The tankers, which can haul 2 million barrels of oil across the world’s oceans, are now earning just $6,103 a day on the benchmark route from the Middle East to China, Baltic Exchange data show. That’s the lowest since May 2018. Back in March, they could make $250,000 a day on the same journey.
The boom-to-bust comes as the recovery in oil demand stutters and the OPEC+ alliance continues to curb output, reducing the need for tankers. At the same time, China, the world’s largest crude importer, has slowed its purchases following a buying binge when oil was cheap.
“The demand that was pushed forward is now not showing up anywhere in the market,” said Peter Sand, chief shipping analyst at industry group BIMCO. “There’s still a little bit of floating storage around, and that storage is easing mostly,” weighing on rates, he said.
To help improve rates in the short-term, vessels can slow down in order to limit availability. Renewed interest from traders to store oil at sea on a temporary basis could also provide a boost. Shipowners usually prefer the former when rates are low so that they can capitalize on any future improvement in earnings.
For now though, the outlook doesn’t look much better.
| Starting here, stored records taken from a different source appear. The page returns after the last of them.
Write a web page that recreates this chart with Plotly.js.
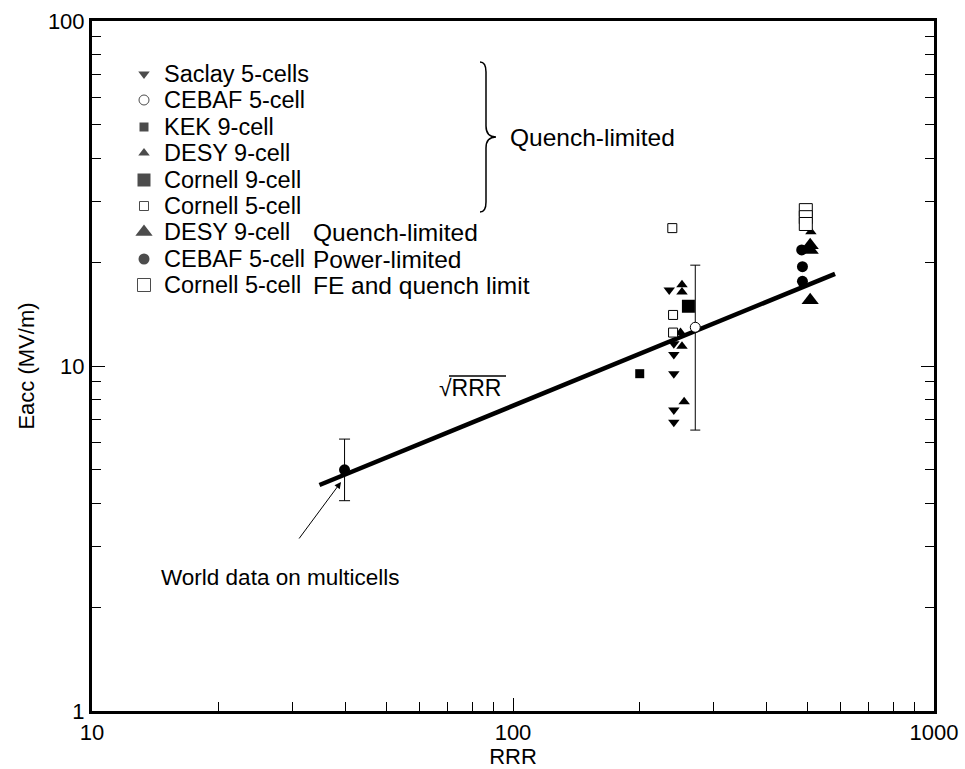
<!DOCTYPE html>
<html><head><meta charset="utf-8">
<script src="https://cdn.plot.ly/plotly-3.0.1.min.js"></script>
<style>html,body{margin:0;padding:0;background:#fff;} #chart{width:965px;height:769px;}</style>
</head><body><div id="chart"></div>
<script>
// ---------------- data ----------------
const saclayX = [235, 241, 241, 241, 241, 241];
const saclayY = [16.6, 11.6, 10.8, 9.5, 7.45, 6.87];
const cebafOpenX = [271];
const cebafOpenY = [12.95];
const cebafErrPlus = [6.65];
const cebafErrMinus = [6.43];
const kekX = [200];
const kekY = [9.5];
const desySmallX = [252, 252, 250, 252, 255, 510];
const desySmallY = [17.2, 16.4, 12.5, 11.4, 7.88, 24.5];
const cornell9X = [261];
const cornell9Y = [14.9];
const cornell5X = [239, 240, 240];
const cornell5Y = [25.1, 14.06, 12.5];
const desyQX = [508, 508, 508];
const desyQY = [22.4, 21.7, 15.5];
const cebafPX = [485, 487, 487];
const cebafPY = [21.7, 19.4, 17.6];
const cornellFEX = [496, 496, 496];
const cornellFEY = [28.3, 27.0, 25.8];
const worldX = [39.8];
const worldY = [5.0];
const worldErrPlus = [1.14];
const worldErrMinus = [0.93];
const fitX = [34.7, 582];
const fitY = [4.52, 18.5];

const legendNames = ['Saclay 5-cells','CEBAF 5-cell','KEK 9-cell','DESY 9-cell','Cornell 9-cell','Cornell 5-cell','DESY 9-cell','CEBAF 5-cell','Cornell 5-cell'];
const legendNotes = ['','','','','','','Quench-limited','Power-limited','FE and quench limit'];
const xTickVals = [10, 100, 1000];
const xTickText = ['10', '100', '1000'];
const yTickVals = [1, 10, 100];
const yTickText = ['1', '10', '100'];
const xMinor = [20,30,40,50,60,70,80,90,200,300,400,500,600,700,800,900];
const yMinor = [2,3,4,5,6,7,8,9,20,30,40,50,60,70,80,90];

// ---------------- styles ----------------
const FONT = '"Liberation Sans", Arial, Helvetica, sans-serif';
const styles = [
  {symbol:'triangle-down', size:10, color:'black', line:{width:0}},
  {symbol:'circle', size:10, color:'white', line:{color:'black', width:1}},
  {symbol:'square', size:9, color:'black', line:{width:0}},
  {symbol:'triangle-up', size:10, color:'black', line:{width:0}},
  {symbol:'square', size:13, color:'black', line:{width:0}},
  {symbol:'square', size:9, color:'white', line:{color:'black', width:1}},
  {symbol:'triangle-up', size:15, color:'black', line:{width:0}},
  {symbol:'circle', size:11, color:'black', line:{width:0}},
  {symbol:'square', size:13, color:'white', line:{color:'black', width:1}}
];

// plot area in pixels (layout helpers)
const PX0 = 92, PX1 = 934, PY0 = 21, PY1 = 711;
const fx = p => (p - PX0) / (PX1 - PX0);
const fy = p => (PY1 - p) / (PY1 - PY0);

const traces = [];
traces.push({x: fitX, y: fitY, mode:'lines', line:{color:'black', width:4.5}, showlegend:false, hoverinfo:'skip'});
const groups = [
  [saclayX, saclayY, 0], [cebafOpenX, cebafOpenY, 1], [kekX, kekY, 2], [desySmallX, desySmallY, 3],
  [cornell9X, cornell9Y, 4], [cornell5X, cornell5Y, 5], [desyQX, desyQY, 6], [cebafPX, cebafPY, 7],
  [cornellFEX, cornellFEY, 8]
];
groups.forEach(g => {
  const s = styles[g[2]];
  const t = {x: g[0], y: g[1], mode:'markers', name: legendNames[g[2]], showlegend:false,
    marker:{symbol:s.symbol, size:s.size, color:s.color, line:s.line}};
  if (g[2] === 1) {
    t.error_y = {type:'data', symmetric:false, array:cebafErrPlus, arrayminus:cebafErrMinus, color:'black', thickness:1, width:5};
  }
  traces.push(t);
});
traces.push({x: worldX, y: worldY, mode:'markers', showlegend:false,
  marker:{symbol:'circle', size:11, color:'black'},
  error_y:{type:'data', symmetric:false, array:worldErrPlus, arrayminus:worldErrMinus, color:'black', thickness:1, width:5.5}});

// legend keys (drawn on an overlay paper-like axis)
const rowY = [74, 100, 127, 153, 180, 206, 232, 259, 285];
traces.push({x: rowY.map(() => fx(144)), y: rowY.map(r => fy(r)), xaxis:'x2', yaxis:'y2', mode:'markers', showlegend:false, hoverinfo:'skip',
  marker:{symbol: styles.map(s => s.symbol), size: styles.map(s => s.size), color: styles.map(s => s.color),
    line:{color:'black', width: styles.map(s => s.line.width || 0)}}});

const annotations = [];
rowY.forEach((r, i) => {
  annotations.push({xref:'paper', yref:'paper', x: fx(162), y: fy(r), xanchor:'left', yanchor:'middle', showarrow:false,
    text: legendNames[i], font:{family:FONT, size:23.5, color:'black'}});
  if (legendNotes[i]) annotations.push({xref:'paper', yref:'paper', x: fx(311), y: fy(r), xanchor:'left', yanchor:'middle', showarrow:false,
    text: legendNotes[i], font:{family:FONT, size:24.5, color:'black'}});
});
annotations.push({xref:'paper', yref:'paper', x: fx(508), y: fy(137), xanchor:'left', yanchor:'middle', showarrow:false,
  text:'Quench-limited', font:{family:FONT, size:24.5, color:'black'}});
annotations.push({xref:'paper', yref:'paper', x: fx(437), y: fy(388), xanchor:'left', yanchor:'middle', showarrow:false,
  text:'\u221ARRR', font:{family:FONT, size:23, color:'black'}});
annotations.push({xref:'paper', yref:'paper', x: fx(159), y: fy(577), xanchor:'left', yanchor:'middle', showarrow:false,
  text:'World data on multicells', font:{family:FONT, size:22.5, color:'black'}});
annotations.push({xref:'paper', yref:'paper', x: fx(341), y: fy(482), showarrow:true, text:'',
  ax:-43, ay:58, arrowhead:2, arrowsize:1.3, arrowwidth:1, arrowcolor:'black', standoff:0});

// brace path in paper coords
const P = (x, y) => fx(x).toFixed(5) + ',' + fy(y).toFixed(5);
const bracePath = 'M' + P(480,62) + ' Q' + P(486,62) + ' ' + P(486,72) + ' L' + P(486,126) +
  ' Q' + P(486,137) + ' ' + P(496,137) + ' Q' + P(486,137) + ' ' + P(486,148) + ' L' + P(486,202) +
  ' Q' + P(486,212) + ' ' + P(480,212);
const shapes = [
  {type:'path', xref:'paper', yref:'paper', path: bracePath, line:{color:'black', width:1.5}},
  {type:'line', xref:'paper', yref:'paper', x0: fx(449), x1: fx(506), y0: fy(376), y1: fy(376), line:{color:'black', width:1.5}}
];

const axisCommon = {
  type:'log', showline:true, linewidth:3, linecolor:'black', showgrid:false, zeroline:false,
  ticks:'inside', ticklen:13, tickwidth:1, tickcolor:'black', tickmode:'array',
  tickfont:{family:FONT, size:22, color:'black'},
  minor:{tickmode:'array', ticks:'inside', ticklen:9, tickwidth:1, tickcolor:'black', showgrid:false}
};
const layout = {
  width:965, height:769, paper_bgcolor:'white', plot_bgcolor:'white',
  margin:{l:92, r:31, t:21, b:58},
  showlegend:false,
  xaxis: Object.assign({}, axisCommon, {range:[1,3], mirror:true, tickvals:xTickVals, ticktext:xTickText,
    minor:Object.assign({}, axisCommon.minor, {tickvals:xMinor}),
    title:{text:'RRR', font:{family:FONT, size:22, color:'black'}, standoff:6}}),
  yaxis: Object.assign({}, axisCommon, {range:[0,2], mirror:'ticks', tickvals:yTickVals, ticktext:yTickText,
    minor:Object.assign({}, axisCommon.minor, {tickvals:yMinor}),
    title:{text:'Eacc (MV/m)', font:{family:FONT, size:22, color:'black'}, standoff:8}}),
  xaxis2:{overlaying:'x', range:[0,1], visible:false, fixedrange:true},
  yaxis2:{overlaying:'y', range:[0,1], visible:false, fixedrange:true},
  annotations: annotations,
  shapes: shapes
};
Plotly.newPlot('chart', traces, layout, {displayModeBar:false, staticPlot:true});
</script>
</body></html>
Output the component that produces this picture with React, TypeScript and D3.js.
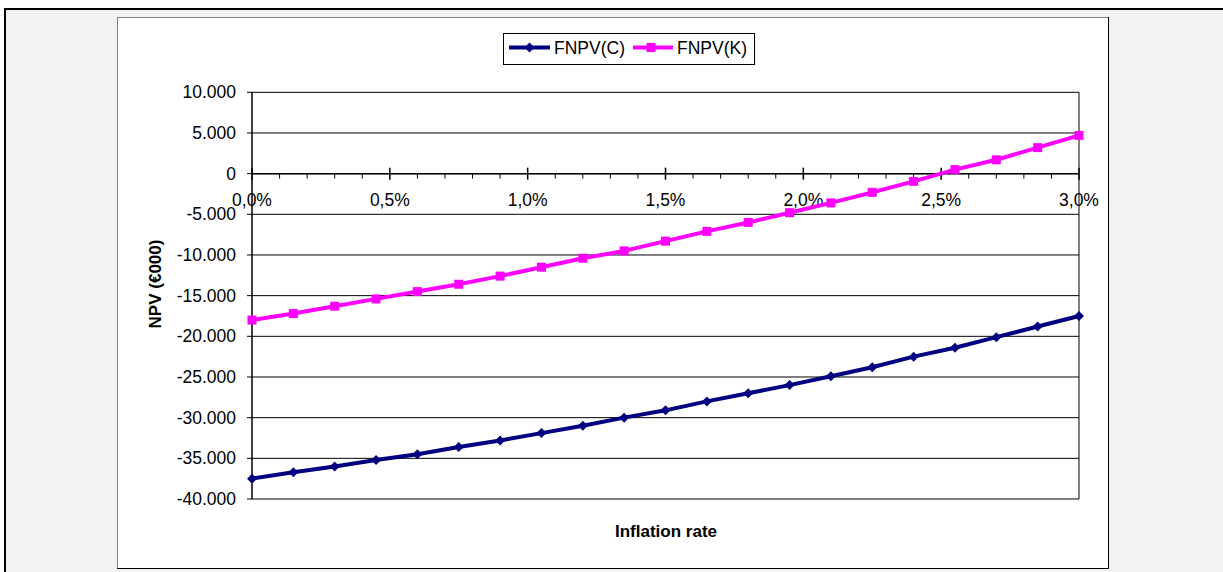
import * as d3 from 'd3'

const rates = [0, 0.15, 0.3, 0.45, 0.6, 0.75, 0.9, 1.05, 1.2, 1.35, 1.5, 1.65, 1.8, 1.95, 2.1, 2.25, 2.4, 2.55, 2.7, 2.85, 3.0]
const fnpvC = [-37500, -36700, -36000, -35200, -34500, -33600, -32800, -31900, -31000, -30000, -29100, -28000, -27000, -26000, -24900, -23800, -22500, -21400, -20100, -18800, -17500]
const fnpvK = [-18000, -17200, -16300, -15400, -14500, -13600, -12600, -11500, -10400, -9500, -8300, -7100, -6000, -4800, -3600, -2300, -950, 500, 1700, 3200, 4700]
const yTicks = [10000, 5000, 0, -5000, -10000, -15000, -20000, -25000, -30000, -35000, -40000]
const xMajor = [0, 0.5, 1, 1.5, 2, 2.5, 3]
const seriesNames = ['FNPV(C)', 'FNPV(K)']

const W = 1223
const H = 572
const font = '"Liberation Sans", Arial, sans-serif'

// european style: dot for thousands, comma for decimals, plain hyphen minus
const locale = d3.formatLocale({ decimal: ',', thousands: '.', grouping: [3], currency: ['€', ''], minus: '-' })
const fmtY = locale.format(',.0f')
const fmtX = locale.format('.1f')

export default function App() {
    const x = d3.scaleLinear().domain([0, 3]).range([252, 1079])
    const y = d3.scaleLinear().domain([-40000, 10000]).range([499, 92.3])

    const line = d3.line<number>()
        .x((_, i) => x(rates[i]))
        .y(d => y(d))

    const minor = d3.range(0, 31).map(i => i / 10).filter(v => Math.round(v * 10) % 5 !== 0)
    const y0 = y(0)

    const diamond = (cx: number, cy: number, r: number) =>
        `M${cx},${cy - r}L${cx + r},${cy}L${cx},${cy + r}L${cx - r},${cy}Z`

    return (
        <svg width={W} height={H} style={{ position: 'absolute', left: 0, top: 0, fontFamily: font }}>
            <rect x={0} y={0} width={W} height={H} fill="#fff" />
            <rect x={5} y={9} width={W} height={H} fill="#f2f2f2" stroke="#000" strokeWidth={2} />
            {/* chart area */}
            <rect x={117.5} y={17.5} width={991} height={551} fill="#fff" stroke="#808080" strokeWidth={1} />
            <line x1={1108.5} x2={1108.5} y1={17} y2={569} stroke="#000" />
            <line x1={117} x2={1109} y1={568.5} y2={568.5} stroke="#000" />

            {/* gridlines */}
            {yTicks.map(t => (
                <line key={t} x1={x(0)} x2={x(3)} y1={y(t)} y2={y(t)} stroke="#000" strokeWidth={1} />
            ))}
            <line x1={x(3)} x2={x(3)} y1={y(10000)} y2={y(-40000)} stroke="#000" strokeWidth={1} />

            {/* y axis */}
            <line x1={x(0)} x2={x(0)} y1={y(10000)} y2={y(-40000)} stroke="#000" strokeWidth={1.5} />
            {yTicks.map(t => (
                <g key={'yt' + t}>
                    <line x1={x(0) - 5} x2={x(0)} y1={y(t)} y2={y(t)} stroke="#000" />
                    <text x={236} y={y(t)} dy="0.35em" textAnchor="end" fontSize={17.5} fill="#000">{fmtY(t)}</text>
                </g>
            ))}

            {/* x axis at zero */}
            <line x1={x(0)} x2={x(3)} y1={y0} y2={y0} stroke="#000" strokeWidth={1.5} />
            {minor.map(v => (
                <line key={'mn' + v} x1={x(v)} x2={x(v)} y1={y0} y2={y0 + 5} stroke="#000" />
            ))}
            {xMajor.map(v => (
                <g key={'mj' + v}>
                    <line x1={x(v)} x2={x(v)} y1={y0 - 6} y2={y0 + 6} stroke="#000" strokeWidth={1.5} />
                    <text x={x(v)} y={206} textAnchor="middle" fontSize={17.5} fill="#000">{fmtX(v) + '%'}</text>
                </g>
            ))}

            {/* series */}
            <path d={line(fnpvC) || ''} fill="none" stroke="#000080" strokeWidth={4} strokeLinejoin="round" />
            {fnpvC.map((v, i) => (
                <path key={'c' + i} d={diamond(x(rates[i]), y(v), 5)} fill="#000080" />
            ))}
            <path d={line(fnpvK) || ''} fill="none" stroke="#ff00ff" strokeWidth={4} strokeLinejoin="round" />
            {fnpvK.map((v, i) => (
                <rect key={'k' + i} x={x(rates[i]) - 4.5} y={y(v) - 4.5} width={9} height={9} fill="#ff00ff" />
            ))}

            {/* axis titles */}
            <text x={666} y={537} textAnchor="middle" fontSize={17} fontWeight="bold" fill="#000">Inflation rate</text>
            <text transform="translate(161,284) rotate(-90)" textAnchor="middle" fontSize={17} fontWeight="bold" fill="#000">NPV (€000)</text>

            {/* legend */}
            <rect x={503.5} y={33.5} width={251} height={31} fill="#fff" stroke="#000" strokeWidth={1} />
            <line x1={509} x2={550} y1={47.5} y2={47.5} stroke="#000080" strokeWidth={4} />
            <path d={diamond(529.5, 47.5, 5)} fill="#000080" />
            <text x={554} y={47.5} dy="0.35em" fontSize={17.5} fill="#000">{seriesNames[0]}</text>
            <line x1={633} x2={673} y1={47.5} y2={47.5} stroke="#ff00ff" strokeWidth={4} />
            <rect x={646.5} y={43} width={9} height={9} fill="#ff00ff" />
            <text x={677} y={47.5} dy="0.35em" fontSize={17.5} fill="#000">{seriesNames[1]}</text>
        </svg>
    )
}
More ships are starting to come available as congestion begins to ease at China’s ports following the buying spree earlier in the year, Clarksons Platou analysts including Frode Moerkedal wrote in a report this week.
“The return of vessels from floating storage and reduced port congestion is putting pressure on rates,” the analysts said. “We expect an improvement of crude oil trade will have to wait until oil stock levels have come down before OPEC+ opens its tap.”